━━ Supplied data ━━
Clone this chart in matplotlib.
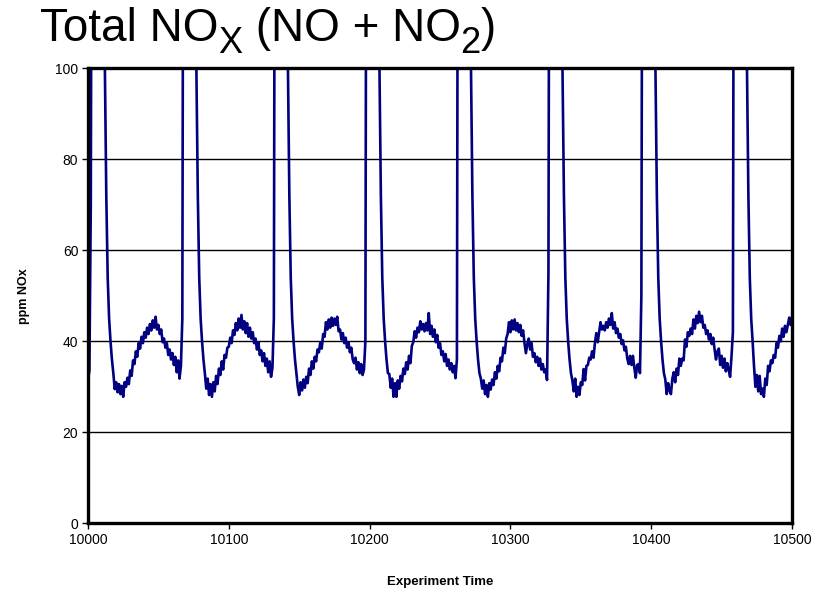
import numpy as np
import matplotlib.pyplot as plt
from matplotlib.transforms import IdentityTransform

plt.rcParams['font.family'] = ['Liberation Sans', 'DejaVu Sans']

start_time = 10000

# ppm NOx, one reading per time unit, split at each injection spike
lead_in = [31.5, 33.5, 70]
cycle_1 = [200, 265, 290, 300, 285, 250, 210, 165, 125, 100, 72, 54, 45, 40, 36, 33,
           29.5, 31, 28.8, 30.6, 28.4, 30.2, 27.8, 31, 30, 32, 30.6, 33.6, 32.4, 35.8, 35, 37.8,
           36.6, 39.6, 38.4, 41, 39.6, 42, 40.8, 43, 41.6, 43.8, 42.4, 44.6, 43, 45.4, 42.6, 43.6,
           41.6, 42.6, 39.8, 40.6, 38.6, 39.6, 37, 38.2, 36, 37.4, 34.8, 36.6, 33.2, 35.8, 31.8, 34.6, 45]
cycle_2 = [205, 270, 295, 305, 290, 255, 212, 168, 126, 100, 72, 54, 45, 40, 36, 33,
           29.6, 31.8, 28.2, 30.6, 27.8, 31, 29, 32.4, 30.6, 34, 32.6, 35.6, 33.8, 37, 36.4, 38.6,
           38.8, 40.8, 39.6, 42.4, 41.4, 44, 42.4, 45, 43, 45.8, 42.6, 44.4, 41.8, 44, 41, 43,
           40.6, 42, 39.6, 40.6, 38.2, 39.8, 37, 38, 35.6, 37.4, 34.6, 36.2, 33.2, 35.6, 32.2, 34.2, 45]
cycle_3 = [198, 262, 288, 298, 284, 248, 208, 164, 124, 100, 72, 54, 45, 40, 36, 33,
           30, 28.2, 31, 29.2, 31.6, 29.8, 32.2, 30.8, 34, 32.6, 35.6, 34, 36.6, 35.6, 38.2, 37.6,
           39.8, 38.4, 41.6, 41, 44.2, 42.6, 44.8, 43, 45.2, 43.4, 45, 43.6, 45.4, 42.2, 42.6, 40.4,
           41.8, 39.6, 40.8, 38.6, 39.8, 37.6, 38.6, 36, 35.2, 36.4, 33.8, 35.4, 33, 35, 32.6, 33.8, 40]
cycle_4 = [202, 268, 292, 302, 288, 252, 211, 166, 125, 100, 72, 54, 45, 40, 36, 33,
           32.8, 29.8, 31.8, 27.8, 30.8, 27.8, 31.4, 29.6, 32.4, 31.2, 34, 32.8, 35.4, 33.8, 36.8, 35.2,
           39, 39.8, 42.2, 40.8, 43, 42, 44.4, 42.6, 43.8, 42.2, 44, 42.4, 46.2, 41.6, 43.4, 41,
           42.6, 39.8, 41.4, 38.6, 39.6, 37, 37.8, 35.6, 37.2, 34.6, 36, 33.8, 35.2, 33.2, 34.6, 31.9, 36]
cycle_5 = [200, 266, 291, 301, 286, 251, 210, 165, 125, 100, 72, 54, 45, 40, 36, 33,
           31.8, 29.6, 31.4, 28.4, 30.4, 27.8, 30.8, 29.4, 31.6, 30.4, 33.2, 31.8, 34.6, 33.4, 36.4, 35.6,
           38.6, 37.4, 40.6, 41.6, 44.2, 42, 44.6, 42.6, 44.8, 42.4, 44, 42, 43.6, 41.2, 42.4, 39.6,
           37.4, 39.4, 40.6, 38.2, 39.6, 36.6, 37.4, 35.4, 36.6, 34.6, 36.2, 33.8, 35, 33.2, 33.8, 31.5, 55]
cycle_6 = [204, 269, 294, 304, 289, 254, 212, 167, 126, 100, 72, 54, 45, 40, 36, 33,
           31.4, 29, 31.8, 27.8, 30, 28.2, 31, 30.4, 33.9, 31.4, 34.6, 34.8, 36.4, 36, 37.8, 36.4,
           39.6, 41.8, 39.8, 42, 44.2, 42.6, 43.4, 42.4, 44.2, 43, 45, 43.6, 46.2, 42.8, 44.2, 41.8,
           42.8, 40.8, 41.6, 39.4, 40.2, 38, 38.8, 36.2, 35, 36.8, 34.8, 36.8, 34.2, 32, 34.8, 35, 33, 50]
cycle_7 = [199, 264, 289, 299, 285, 249, 209, 165, 125, 100, 72, 54, 45, 40, 36, 33,
           31.6, 28.4, 30.8, 29.2, 28.4, 31.8, 33.2, 31, 34, 32.6, 36.2, 34.6, 36.2, 35.8, 40.4, 38.8,
           42, 41.2, 42.8, 41.6, 44.8, 42.8, 45.6, 44, 46.5, 44.2, 45.6, 43, 43.6, 41.6, 42.4, 40.4,
           41.6, 39.4, 40.8, 38.2, 36, 37.8, 38.4, 34.8, 36.8, 34.2, 36.2, 33.4, 35.2, 33.8, 32.2, 36.6, 42]
cycle_8 = [203, 267, 293, 303, 287, 253, 211, 166, 125, 100, 72, 54, 45, 40, 34.5, 30,
           32.6, 29, 32.4, 28.4, 29.6, 27.8, 31.8, 30.4, 34.6, 33.4, 35.8, 35.2, 37, 36.4, 39.6, 38.6,
           41.2, 40, 42.8, 41, 43.4, 42, 43.6, 45.2, 43.6, 45.4]

ppm = np.concatenate([lead_in, cycle_1, cycle_2, cycle_3, cycle_4,
                      cycle_5, cycle_6, cycle_7, cycle_8])
time = start_time + np.arange(len(ppm))

fig = plt.figure(figsize=(8.2, 5.94), dpi=100)
ax = fig.add_axes([0.1073, 0.119, 0.8586, 0.766])

ax.plot(time, ppm, color='#000080', linewidth=1.9, solid_joinstyle='round')

ax.set_xlim(10000, 10500)
ax.set_ylim(0, 100)
ax.set_xticks(np.arange(10000, 10501, 100))
ax.set_yticks(np.arange(0, 101, 20))
ax.yaxis.grid(True, color='black', linewidth=1.0)
ax.set_axisbelow(True)

for side in ['left', 'bottom', 'top', 'right']:
    ax.spines[side].set_linewidth(2.4)
    ax.spines[side].set_color('black')

ax.tick_params(axis='both', direction='out', length=4, width=1, labelsize=10, pad=3)

ax.set_xlabel('Experiment Time', fontsize=9.5, fontweight='bold', labelpad=21)
ax.set_ylabel('ppm NOx', fontsize=9, fontweight='bold', labelpad=18)

# title with lowered subscripts, pieces placed one after another in pixels
renderer = fig.canvas.get_renderer()
x_px, base_px = 40, 594 - 41
for text, size, drop in [('Total NO', 33, 0), ('X', 26, 12), (' (NO + NO', 33, 0),
                         ('2', 26, 12), (')', 33, 0)]:
    t = fig.text(x_px, base_px - drop, text, fontsize=size, ha='left', va='baseline',
                 transform=IdentityTransform())
    x_px = t.get_window_extent(renderer).x1

fig.savefig('out.png', dpi=100)
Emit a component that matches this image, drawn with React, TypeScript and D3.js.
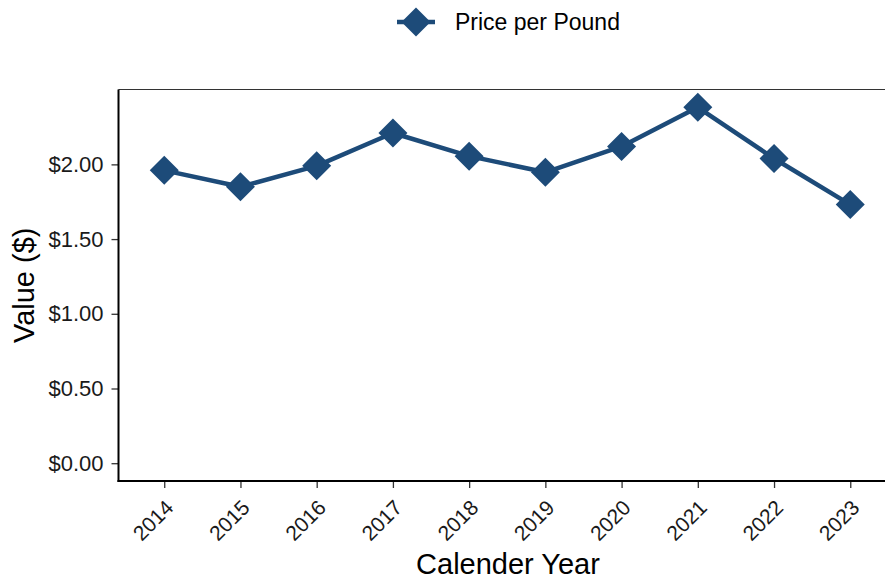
━━━
Reproduce the data verbatim. Do not carry any picture into the copy.

Answer for this exercise
Clone this chart in matplotlib.
import numpy as np
import matplotlib.pyplot as plt
from matplotlib.transforms import IdentityTransform

plt.rcParams['font.family'] = ['Liberation Sans', 'DejaVu Sans']

start_time = 10000

# ppm NOx, one reading per time unit, split at each injection spike
lead_in = [31.5, 33.5, 70]
cycle_1 = [200, 265, 290, 300, 285, 250, 210, 165, 125, 100, 72, 54, 45, 40, 36, 33,
           29.5, 31, 28.8, 30.6, 28.4, 30.2, 27.8, 31, 30, 32, 30.6, 33.6, 32.4, 35.8, 35, 37.8,
           36.6, 39.6, 38.4, 41, 39.6, 42, 40.8, 43, 41.6, 43.8, 42.4, 44.6, 43, 45.4, 42.6, 43.6,
           41.6, 42.6, 39.8, 40.6, 38.6, 39.6, 37, 38.2, 36, 37.4, 34.8, 36.6, 33.2, 35.8, 31.8, 34.6, 45]
cycle_2 = [205, 270, 295, 305, 290, 255, 212, 168, 126, 100, 72, 54, 45, 40, 36, 33,
           29.6, 31.8, 28.2, 30.6, 27.8, 31, 29, 32.4, 30.6, 34, 32.6, 35.6, 33.8, 37, 36.4, 38.6,
           38.8, 40.8, 39.6, 42.4, 41.4, 44, 42.4, 45, 43, 45.8, 42.6, 44.4, 41.8, 44, 41, 43,
           40.6, 42, 39.6, 40.6, 38.2, 39.8, 37, 38, 35.6, 37.4, 34.6, 36.2, 33.2, 35.6, 32.2, 34.2, 45]
cycle_3 = [198, 262, 288, 298, 284, 248, 208, 164, 124, 100, 72, 54, 45, 40, 36, 33,
           30, 28.2, 31, 29.2, 31.6, 29.8, 32.2, 30.8, 34, 32.6, 35.6, 34, 36.6, 35.6, 38.2, 37.6,
           39.8, 38.4, 41.6, 41, 44.2, 42.6, 44.8, 43, 45.2, 43.4, 45, 43.6, 45.4, 42.2, 42.6, 40.4,
           41.8, 39.6, 40.8, 38.6, 39.8, 37.6, 38.6, 36, 35.2, 36.4, 33.8, 35.4, 33, 35, 32.6, 33.8, 40]
cycle_4 = [202, 268, 292, 302, 288, 252, 211, 166, 125, 100, 72, 54, 45, 40, 36, 33,
           32.8, 29.8, 31.8, 27.8, 30.8, 27.8, 31.4, 29.6, 32.4, 31.2, 34, 32.8, 35.4, 33.8, 36.8, 35.2,
           39, 39.8, 42.2, 40.8, 43, 42, 44.4, 42.6, 43.8, 42.2, 44, 42.4, 46.2, 41.6, 43.4, 41,
           42.6, 39.8, 41.4, 38.6, 39.6, 37, 37.8, 35.6, 37.2, 34.6, 36, 33.8, 35.2, 33.2, 34.6, 31.9, 36]
cycle_5 = [200, 266, 291, 301, 286, 251, 210, 165, 125, 100, 72, 54, 45, 40, 36, 33,
           31.8, 29.6, 31.4, 28.4, 30.4, 27.8, 30.8, 29.4, 31.6, 30.4, 33.2, 31.8, 34.6, 33.4, 36.4, 35.6,
           38.6, 37.4, 40.6, 41.6, 44.2, 42, 44.6, 42.6, 44.8, 42.4, 44, 42, 43.6, 41.2, 42.4, 39.6,
           37.4, 39.4, 40.6, 38.2, 39.6, 36.6, 37.4, 35.4, 36.6, 34.6, 36.2, 33.8, 35, 33.2, 33.8, 31.5, 55]
cycle_6 = [204, 269, 294, 304, 289, 254, 212, 167, 126, 100, 72, 54, 45, 40, 36, 33,
           31.4, 29, 31.8, 27.8, 30, 28.2, 31, 30.4, 33.9, 31.4, 34.6, 34.8, 36.4, 36, 37.8, 36.4,
           39.6, 41.8, 39.8, 42, 44.2, 42.6, 43.4, 42.4, 44.2, 43, 45, 43.6, 46.2, 42.8, 44.2, 41.8,
           42.8, 40.8, 41.6, 39.4, 40.2, 38, 38.8, 36.2, 35, 36.8, 34.8, 36.8, 34.2, 32, 34.8, 35, 33, 50]
cycle_7 = [199, 264, 289, 299, 285, 249, 209, 165, 125, 100, 72, 54, 45, 40, 36, 33,
           31.6, 28.4, 30.8, 29.2, 28.4, 31.8, 33.2, 31, 34, 32.6, 36.2, 34.6, 36.2, 35.8, 40.4, 38.8,
           42, 41.2, 42.8, 41.6, 44.8, 42.8, 45.6, 44, 46.5, 44.2, 45.6, 43, 43.6, 41.6, 42.4, 40.4,
           41.6, 39.4, 40.8, 38.2, 36, 37.8, 38.4, 34.8, 36.8, 34.2, 36.2, 33.4, 35.2, 33.8, 32.2, 36.6, 42]
cycle_8 = [203, 267, 293, 303, 287, 253, 211, 166, 125, 100, 72, 54, 45, 40, 34.5, 30,
           32.6, 29, 32.4, 28.4, 29.6, 27.8, 31.8, 30.4, 34.6, 33.4, 35.8, 35.2, 37, 36.4, 39.6, 38.6,
           41.2, 40, 42.8, 41, 43.4, 42, 43.6, 45.2, 43.6, 45.4]

ppm = np.concatenate([lead_in, cycle_1, cycle_2, cycle_3, cycle_4,
                      cycle_5, cycle_6, cycle_7, cycle_8])
time = start_time + np.arange(len(ppm))

fig = plt.figure(figsize=(8.2, 5.94), dpi=100)
ax = fig.add_axes([0.1073, 0.119, 0.8586, 0.766])

ax.plot(time, ppm, color='#000080', linewidth=1.9, solid_joinstyle='round')

ax.set_xlim(10000, 10500)
ax.set_ylim(0, 100)
ax.set_xticks(np.arange(10000, 10501, 100))
ax.set_yticks(np.arange(0, 101, 20))
ax.yaxis.grid(True, color='black', linewidth=1.0)
ax.set_axisbelow(True)

for side in ['left', 'bottom', 'top', 'right']:
    ax.spines[side].set_linewidth(2.4)
    ax.spines[side].set_color('black')

ax.tick_params(axis='both', direction='out', length=4, width=1, labelsize=10, pad=3)

ax.set_xlabel('Experiment Time', fontsize=9.5, fontweight='bold', labelpad=21)
ax.set_ylabel('ppm NOx', fontsize=9, fontweight='bold', labelpad=18)

# title with lowered subscripts, pieces placed one after another in pixels
renderer = fig.canvas.get_renderer()
x_px, base_px = 40, 594 - 41
for text, size, drop in [('Total NO', 33, 0), ('X', 26, 12), (' (NO + NO', 33, 0),
                         ('2', 26, 12), (')', 33, 0)]:
    t = fig.text(x_px, base_px - drop, text, fontsize=size, ha='left', va='baseline',
                 transform=IdentityTransform())
    x_px = t.get_window_extent(renderer).x1

fig.savefig('out.png', dpi=100)
Emit a component that matches this image, drawn with React, TypeScript and D3.js.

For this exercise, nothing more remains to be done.